IATA’s new cargo boss, Glynn Hughes made an interesting statement lately which said, “the industry needs a structural redesign.”
What would he mean by that?
It is clear that IATA has seen the writing on the wall and is proclaiming that the industry must drastically reduce transport times down to a maximum of 4 days instead of the present statistical 6.5 days.
Easy to say! - but how to do it?
Less paper, simplified procedures, less regulatory hick-hack and a better awareness of the problem at hand.
We live in an ultra-modern day and age, but as far as airfreight documentation goes, we are still in the caves.
E-AWB’s were positioned as being the way to cut down paper documentation and speed up transport modes.
This has been proclaimed for some years already, but to-date not even 15 percent of all air waybills issued on an annual basis are electronic.
Oh yes! - this will change, but how long will the process take and are carriers as well as shippers and agents really taking the time factor seriously?
Glyn Hughes went on to say that “as an industry we’ve been pretty much doing the same things for 50 years, and I think anything like this is a sizeable change.”

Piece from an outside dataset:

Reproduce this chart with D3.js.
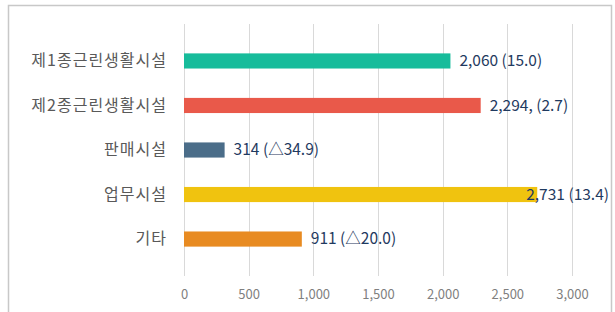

Glyn is right! - but we don’t have the luxury of another 50 years to change what is necessary in order that air freight can remain as a mode of transport that is attractive pricewise and timewise for shippers and consignees.
It would seem that many carriers are only focusing on reducing unnecessary capacity, with the emphasis of freight fleet reduction.
Probably understandable in today’s environment, but are they losing track of what air freight should mean for their companies - namely contribution to revenues and bottom line results.
Even the best made new era passenger aircraft cannot operate positively financially without those bellies being loaded to the top with good paying cargo.
Seafreight has set its sails anew and is offering better products and transit times.
Even the long range cargo train services from the Chinese mainland to Europe are starting to attract more interest.
And - there is now the fuel price issue. The recent troubles in the Ukraine and Russia as well as developments in the Middle East, are starting to push fuel prices through the roof. This will give many a shipper a good excuse to rethink moving by air if carriers are forced to have compensation for rising fuel costs.
Whether the fuel issue remains as a temporary curse, remains to be seen.
If not, then there is another large stone standing in the middle of the road.
So! - time for the airfreight industry to seriously tackle the problem at hand and ensure that air cargo remains as a preferred means of transport.
New, fresh and young thinking persons are a must for our industry in order to rethink and restructure itself for the future!
But - we can’t just leave it up to the new generation. Time for the present generation of air freight managers to wake up and lead the way!